The reflexive property of equality is a fundamental attribute in mathematics. It asserts that any mathematical expression or number is inherently equal to itself. This might seem obvious at first glance, but it serves as a crucial foundation in mathematics.
For example, the expression \( a = a \) embodies the reflexive property. No matter what value or expression 'a' represents, it will always be equal to itself. This property helps establish confidence in mathematical proofs and is often used implicitly in various equations and formulas.

• Useful in proving other mathematical concepts.
• Forms the base for verifying equations.
• Essential for simplifying complex calculations.

By acknowledging this property, mathematicians can focus on more complex relationships without second-guessing the basic equalities.

The symmetric property of equality addresses the relationship between two different mathematical expressions. It declares that if one expression equals another, then these two can interchange their equality relationship without changing the truth value.
In simpler terms, if you know that \( a = b \), you can confidently say \( b = a \). This property is fundamental for algebraic manipulations because it ensures that equality is a two-way street.

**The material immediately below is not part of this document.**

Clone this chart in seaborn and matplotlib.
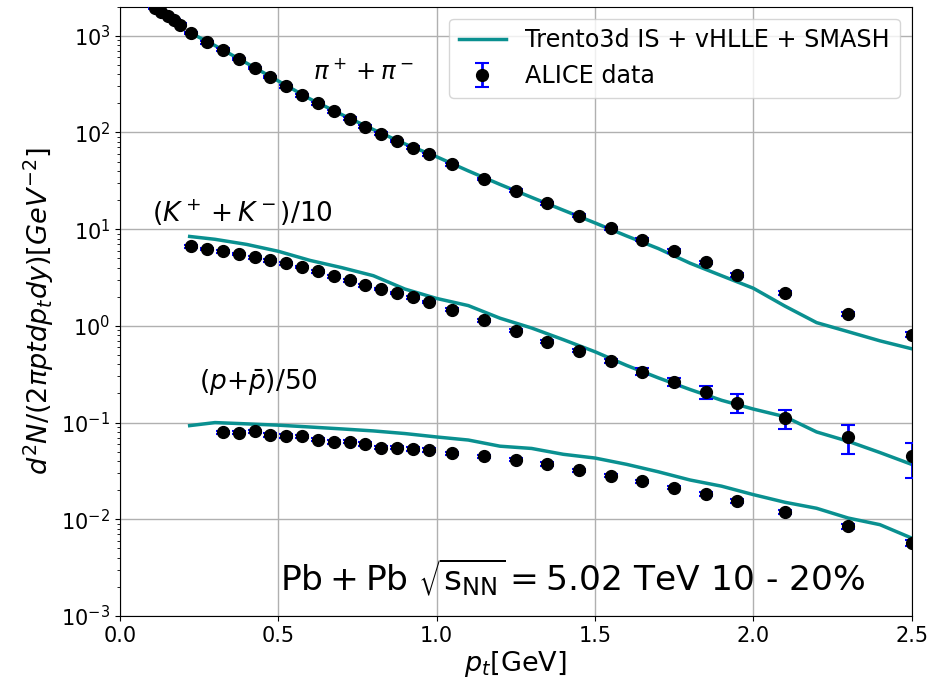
import numpy as np
import pandas as pd
import matplotlib
matplotlib.use("Agg")
import matplotlib.pyplot as plt
import seaborn as sns

# ---------------- data ----------------
pion_pt = [0.11, 0.13, 0.15, 0.17, 0.19, 0.225, 0.275, 0.325, 0.375, 0.425, 0.475,
           0.525, 0.575, 0.625, 0.675, 0.725, 0.775, 0.825, 0.875, 0.925, 0.975,
           1.05, 1.15, 1.25, 1.35, 1.45, 1.55, 1.65, 1.75, 1.85, 1.95, 2.1, 2.3, 2.5]
pion_y = [1930, 1750, 1590, 1450, 1300, 1066, 853, 717, 574, 463, 374,
          299, 242, 200, 166, 139, 115, 97, 81.5, 69.5, 59.3,
          46.7, 33.0, 24.9, 18.6, 13.8, 10.2, 7.76, 5.94, 4.53, 3.38, 2.18, 1.32, 0.81]
pion_err = [60, 55, 50, 45, 40, 35, 28, 23, 18, 15, 12,
            10, 8, 6.5, 5.5, 4.5, 3.8, 3.2, 2.7, 2.3, 2.0,
            1.6, 1.1, 0.85, 0.65, 0.5, 0.38, 0.3, 0.24, 0.19, 0.15, 0.1, 0.07, 0.05]

kaon_pt = [0.225, 0.275, 0.325, 0.375, 0.425, 0.475, 0.525, 0.575, 0.625, 0.675,
           0.725, 0.775, 0.825, 0.875, 0.925, 0.975,
           1.05, 1.15, 1.25, 1.35, 1.45, 1.55, 1.65, 1.75, 1.85, 1.95, 2.1, 2.3, 2.5]
kaon_y = [6.62, 6.22, 5.88, 5.53, 5.10, 4.74, 4.42, 4.05, 3.65, 3.24,
          2.95, 2.62, 2.40, 2.18, 1.97, 1.77,
          1.47, 1.14, 0.89, 0.685, 0.553, 0.43, 0.337, 0.264, 0.207, 0.161, 0.111, 0.0709, 0.0446]
kaon_err = [0.2, 0.19, 0.18, 0.17, 0.15, 0.14, 0.13, 0.12, 0.11, 0.1,
            0.09, 0.08, 0.07, 0.065, 0.06, 0.055,
            0.045, 0.035, 0.03, 0.025, 0.022, 0.02, 0.03, 0.027, 0.03, 0.035, 0.025, 0.024, 0.0176]

proton_pt = [0.325, 0.375, 0.425, 0.475, 0.525, 0.575, 0.625, 0.675, 0.725, 0.775,
             0.825, 0.875, 0.925, 0.975,
             1.05, 1.15, 1.25, 1.35, 1.45, 1.55, 1.65, 1.75, 1.85, 1.95, 2.1, 2.3, 2.5]
proton_y = [0.0798, 0.0785, 0.081, 0.0743, 0.0725, 0.072, 0.0664, 0.0628, 0.0633, 0.060,
            0.0552, 0.0552, 0.0535, 0.0523,
            0.0483, 0.0446, 0.0412, 0.0372, 0.032, 0.0282, 0.0246, 0.0213, 0.0184, 0.0155,
            0.0119, 0.00844, 0.00568]
proton_err = [0.003, 0.003, 0.003, 0.003, 0.0028, 0.0028, 0.0026, 0.0025, 0.0025, 0.0024,
              0.0022, 0.0022, 0.0021, 0.0021,
              0.0019, 0.0018, 0.0016, 0.0015, 0.0013, 0.0011, 0.001, 0.0009, 0.0008, 0.0007,
              0.0006, 0.0005, 0.0004]

model_pt = [0.22, 0.3, 0.4, 0.5, 0.6, 0.7, 0.8, 0.9, 1.0, 1.1, 1.2, 1.3, 1.4, 1.5,
            1.6, 1.7, 1.8, 1.9, 2.0, 2.1, 2.2, 2.3, 2.4, 2.5]
model_pion = [1080, 790, 520, 340, 222, 153, 107, 76, 56, 40, 29, 21.3, 15.7, 11.6,
              8.5, 6.3, 4.45, 3.3, 2.45, 1.6, 1.08, 0.87, 0.70, 0.58]
model_kaon = [8.4, 7.85, 6.95, 5.9, 4.75, 4.0, 3.3, 2.4, 1.92, 1.62, 1.2, 0.95, 0.72, 0.54,
              0.39, 0.29, 0.22, 0.17, 0.138, 0.115, 0.08, 0.064, 0.049, 0.037]
model_proton = [0.093, 0.1, 0.097, 0.094, 0.09, 0.086, 0.082, 0.077, 0.071, 0.066, 0.057,
                0.054, 0.047, 0.043, 0.037, 0.031, 0.0255, 0.022, 0.018, 0.015, 0.013,
                0.0103, 0.0088, 0.0064]

# ---------------- plot ----------------
fig = plt.figure(figsize=(9.34, 6.91), dpi=100)
ax = fig.add_axes([0.1285, 0.1085, 0.8475, 0.882])

line_color = "#0a9090"
for i, my in enumerate([model_pion, model_kaon, model_proton]):
    df = pd.DataFrame({"pt": model_pt, "y": my})
    sns.lineplot(data=df, x="pt", y="y", ax=ax, color=line_color, lw=2.5,
                 label="Trento3d IS + vHLLE + SMASH" if i == 0 else None,
                 legend=False, zorder=2)

for i, (px, py, pe) in enumerate([(pion_pt, pion_y, pion_err),
                                  (kaon_pt, kaon_y, kaon_err),
                                  (proton_pt, proton_y, proton_err)]):
    ax.errorbar(px, py, yerr=pe, fmt="o", color="black", ms=8.5, ecolor="blue",
                elinewidth=2, capsize=5, capthick=1.5, zorder=3,
                label="ALICE data" if i == 0 else None)

ax.set_yscale("log")
ax.set_xlim(0, 2.5)
ax.set_ylim(1e-3, 2e3)
ax.grid(True, which="major", color="#b0b0b0", lw=1)
ax.tick_params(labelsize=15)

ax.set_xlabel(r"$p_t$[GeV]", fontsize=19.5, labelpad=2)
ax.set_ylabel(r"$d^2N/(2\pi pt dp_t dy) [GeV^{-2}]$", fontsize=19.5)

ax.text(0.61, 430, r"$\pi^+ + \pi^-$", fontsize=17.5, va="center")
ax.text(0.10, 14.8, r"$(K^+ + K^-)/10$", fontsize=19, va="center")
ax.text(0.25, 0.26, r"$(p{+}\bar{p})/50$", fontsize=19, va="center")
ax.text(0.505, 0.0025, r"$\mathrm{Pb+Pb}\ \sqrt{\mathrm{s}_{\mathrm{NN}}} = 5.02$ TeV 10 - 20%",
        fontsize=24.8, va="center")

ax.legend(loc="upper right", fontsize=17.2)

fig.savefig("out.png", dpi=100)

• Critical for rearranging equations.
• Supports flexibility in expression evaluation.
• Key in solving equations and proofs.

By understanding and applying the symmetric property, you can manipulate equations more freely, knowing that altering the order does not impact the validity of equality.

Mathematical expressions are combinations of numbers, variables, and operators that represent a specific value or set of operations. They serve as the building blocks in mathematics and are crucial in problem-solving and reasoning.
An expression can be as simple as a single number, like 7, or as complex as \( 3x^2 + 2x - 5 \). Understanding how to interpret and manipulate these expressions is vital for solving equations and tackling mathematical problems.

• Includes terms, coefficients, constants, and variables.
• Can be simplified or evaluated based on given values.
• Often involve applying properties such as reflexive and symmetric properties.

Grasping how mathematical expressions work allows students to engage deeply with algebraic concepts and ultimately solve for unknowns.